The Jungle Telegraph

By Alia

Early warning

Four months after they over-ran the Military Base in Mullaitivu, Tiger guerrillas did it again last week.

They over-ran the Special Task Force Camp at Pulukunawa on the main highway between Kandy and Amparai. This was the first attack on an encampment of the elite STF Commandos. A small group of Army men gave artillery cover there.

Six hours after the camp was over-run, it was re-captured. By then 42 Commandos, Policemen, Soldiers and a civilian cook had died and 40 others were wounded. Millions worth of military hardware, including an 85 mm artillery piece, 81 mm mortar, machine guns, rifles and ammunition have been removed.

Ironically, all this happened after intelligence warnings. Of course the re-vamped Directorate of Military Intelligence (DMI) did not give the date of the attack. Who could in a difficult guerrilla war where the enemy decides on the place, date and time of attack?

But the DMI did say that Tiger guerrillas had even concluded their final reconnaisance. If that was not enough to take preventive measures, what more is needed?

A military operation to clear Tiger activity in the Yala jungles has been diverted to clear Unnichi jungles from where the attackers came. It has been code named ‘Operation Singing Fish’.

On the mat

The voluminous report of the four member Court of Inquiry that probed the Mullaitivu Military disaster, the worst in the country’s history, is now being studied with a fine tooth comb by the authorities.

Insiders say one of the first official responses (barring the usual pressure moves) would be tough action against some senior officers. Already the initial steps have been taken, they say.

The Court was headed by Major General Patrick Fernando and comprised Brigadier Mahendra Wijeratne and Brigadier Gamini Hettiaratchi. Lt. Col. Vajira Wijegunawardene was its Secretary.

Although the handing over personally to the Commander was scheduled, Lt. Gen. Daluwatte, was away from office on urgent official business. Hence, the report was personally handed over to the Military Secretary, Brigadier Nihal Marambe. As the news of LTTE over-running the Pulukunawa STF camp spread, the telephone of the Inspector General of Police, W.B. Rajaguru at his residence, rang.

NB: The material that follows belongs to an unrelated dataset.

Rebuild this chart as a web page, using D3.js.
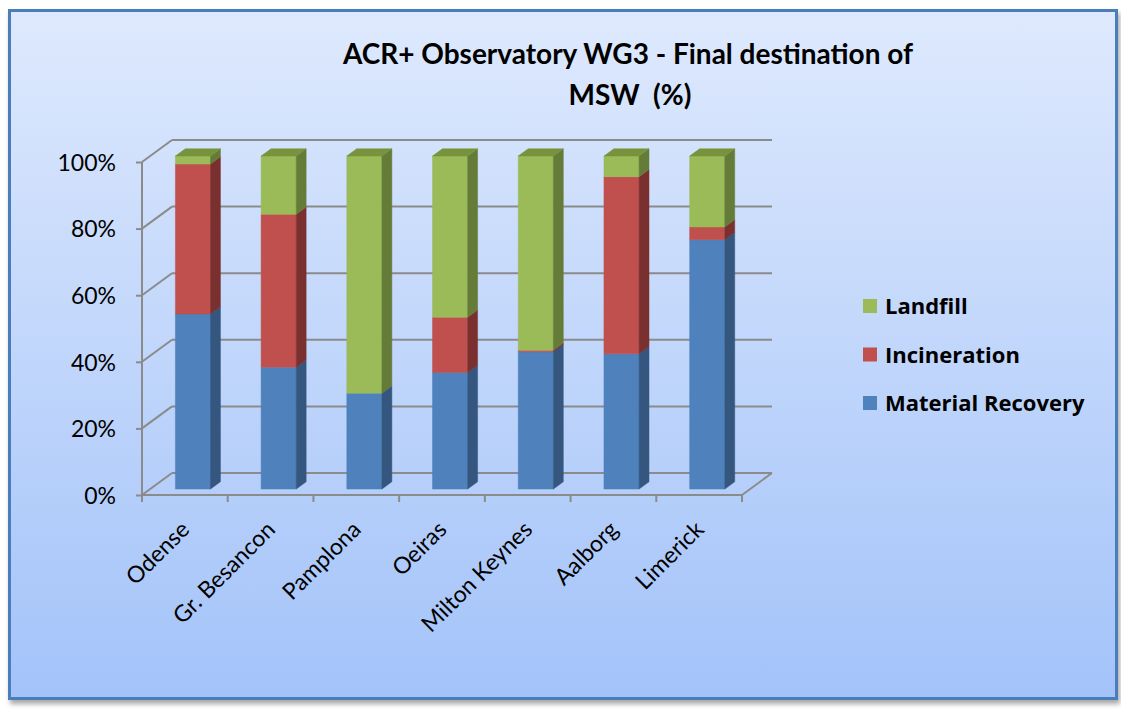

The caller was a VVIP who wanted to know what had happened. After the Police Chief explained the event and said he had already despatched a DIG to the scene, came the bombshell question.

‘How did he go? I hope it’s not by air.’

‘It’s by road,’ replied the Police Chief.

Heli blast

Did the Ministry of Defence jump the gun in declaring that the Bell 212 helicopter involved in the Fateful Flight of the Generals was destroyed by the crew according to what it called ‘Standard Operational Procedure for such emergency situation.’ This is not the first time the Ministry has resorted to, say the least, terminological inexactitudes.

With the entire might of the security forces focused on a rescue bid and all SLAF aircraft being airborne, why wasn’t an operation to salvage the Bell 212 thought of? The reason - it was too late. Tigers had blasted it.